Problems that matter should adhere to your personal morality.
utilitarianism needs to be offset by considerations for the minority, for the individual, for the humane and the just, which leads me to my second principle for evaluating whether a problem is worth working on: it has to adhere to your personal morality. Principles of right and wrong can be quite subjective and malleable, but I believe that trusting an individual to honor their conscience is the best counterbalance we have to the faults of utilitarianism.
. . .design isn’t just about problem solving; it’s about creating a more humane future.
— Dan Saffer, The End of Design As We Know It
If solving a problem is not in line with my personal moral principles, then I shouldn’t spend my all my waking hours working toward a solution. When I took a job at an energy startup several years ago, I did so because energy efficiency is not only utilitarian, but because I believe solving for it is morally correct—I felt compelled to make a positive impact against climate change.
Producing meaningful work requires viable solutions.
There was a problem at that energy startup, though, which prevented many employees from being successful in their work. That problem was viability—how to determine product/market fit for a solution—and it’s my third criterion for determining problems that are worth working on.
At that startup, the mission, business models, and products were not aligned. That resulted in a lot of smart people spinning their wheels on projects that would never launch or that would close down shortly after launching. We didn’t have a process in place for hypothesizing and evaluating product/market fit, and so we couldn’t design and build products that had customer value. I couldn’t have known this would be an issue when I accepted the job offer, but then again, it isn’t easy to determine viability at a company like that, which experienced tremendous growth and tens of millions in revenue year over year, and went on to IPO. However, for every startup with revenue, there are thousands more without a business model, and those are quite easy to spot.
Effective startups should have a business model from day one.
There’s a strong chance you’ve used Slack or have at least heard of it. Remind is like Slack for K–12 teachers, allowing them to connect with students and parents outside the classroom, as well as with their colleagues. The problem they’re solving—significantly better communication between teachers, students, and parents—is one we can probably all agree is utilitarian and morally upright. As of this year, over 35% of teachers in the U.S. and 1.5 million teachers globally use Remind.
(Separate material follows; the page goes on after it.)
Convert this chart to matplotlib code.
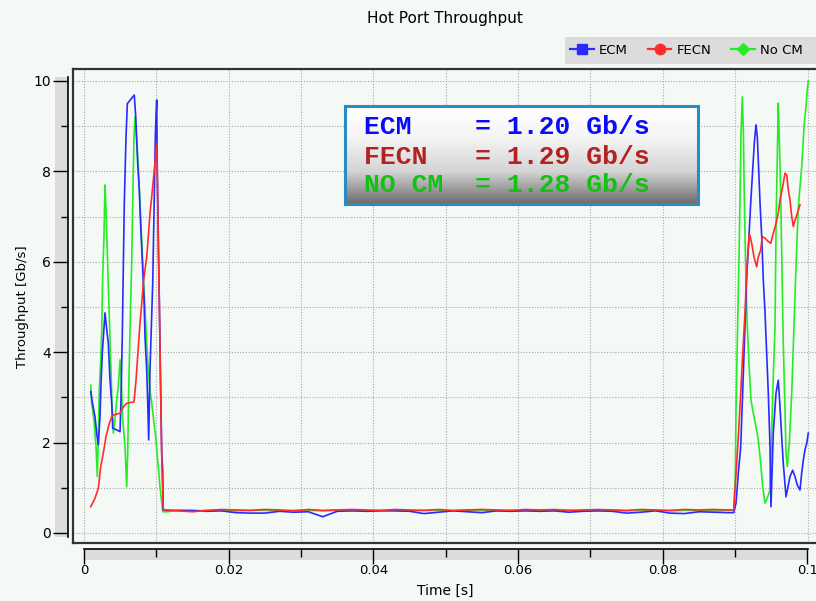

I admire what Remind is doing, but the reality is that you can’t run a business on free. This brings me to my fourth criterion for evaluating whether a problem is worth working on: sustainability. In other words, how can a company generate revenues and then increase them toward profitability?
Longevity is not a goal in itself; it is a bi-product of taking on a big problem.
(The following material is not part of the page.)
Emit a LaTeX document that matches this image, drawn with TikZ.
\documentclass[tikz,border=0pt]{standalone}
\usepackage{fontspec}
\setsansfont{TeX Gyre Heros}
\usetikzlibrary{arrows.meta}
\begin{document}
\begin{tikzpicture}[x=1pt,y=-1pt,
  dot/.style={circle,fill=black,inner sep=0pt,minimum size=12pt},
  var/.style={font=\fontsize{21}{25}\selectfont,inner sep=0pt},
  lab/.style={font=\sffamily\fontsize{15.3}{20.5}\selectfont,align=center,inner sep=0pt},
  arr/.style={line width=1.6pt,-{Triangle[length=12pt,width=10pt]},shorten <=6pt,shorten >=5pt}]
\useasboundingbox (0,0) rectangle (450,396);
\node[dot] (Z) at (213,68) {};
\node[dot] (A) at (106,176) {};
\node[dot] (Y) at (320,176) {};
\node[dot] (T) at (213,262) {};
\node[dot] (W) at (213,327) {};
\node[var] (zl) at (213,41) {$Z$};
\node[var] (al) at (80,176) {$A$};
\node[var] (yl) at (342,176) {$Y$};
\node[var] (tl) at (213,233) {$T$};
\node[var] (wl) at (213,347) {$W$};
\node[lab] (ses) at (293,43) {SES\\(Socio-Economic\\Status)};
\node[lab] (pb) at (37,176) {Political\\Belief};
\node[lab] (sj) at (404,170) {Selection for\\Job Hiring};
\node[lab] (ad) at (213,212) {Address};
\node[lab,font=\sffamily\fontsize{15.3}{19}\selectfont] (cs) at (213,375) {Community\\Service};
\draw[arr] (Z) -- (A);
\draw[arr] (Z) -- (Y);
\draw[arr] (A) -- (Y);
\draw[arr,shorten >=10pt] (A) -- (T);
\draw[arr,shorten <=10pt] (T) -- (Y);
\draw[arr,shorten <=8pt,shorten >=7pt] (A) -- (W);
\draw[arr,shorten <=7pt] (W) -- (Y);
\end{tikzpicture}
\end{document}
— Khaihan Krippendorff, Great Companies Solve Problems That Matter
For every venture-backed mission-driven startup, there are thousands more that are questionably utilitarian or morally upright (not to mention viable) and play the VC game to raise millions without any revenue strategy. I’m a firm believer that any sound business model will generate revenue from goods and services on day one, just like any brick and mortar; think how absurd it would be to open a restaurant, retail space, or beauty spa and just give everything away. Capitalism, at its best, allows an entrepreneur to sell valued goods and services at a premium and then pay a little back into the system that allowed them to achieve their success, so that others might have the same opportunity. The financial institutions and multinational companies that are propped up with government subsidies and bailouts would cease to exist without that support and cannot truly be called capitalist enterprises. Similarly, startup endeavors that subsist purely on venture investment are not sustainable.
Working on problems that matter improves your quality of life
There you have it—if you want to work on something that matters, if you want to determine whether a problem is worth working on, something that will bring you purpose and joy, you can apply the principles of utilitarianism, personal morality, viability, and sustainability.
When I think of companies that meet this criteria, household names come to mind: Google, Airbnb, Uber, Wikipedia. You might question these companies based on a lot of PR issues they’ve faced in recent years—Google for privacy, Uber for its aggressive business strategy and its flaunting of market regulations, and Airbnb for its number of guest horror stories. But each of these companies has undeniably redefined our day-to-day experiences and our thinking about what’s possible.
More often than not, if you find a company solving problems that are utilitarian, morally upright, viable and sustainable, you will find purpose in improving not only the quality of life for hundreds of thousands—as in the case of companies like Omada Health and charity:water—but your own quality of life. You will wake up excited to go to work each day, with teammates you love, challenges that stimulate you, great opportunities for professional growth, and a portfolio to set yourself up for success wherever your next adventure may be.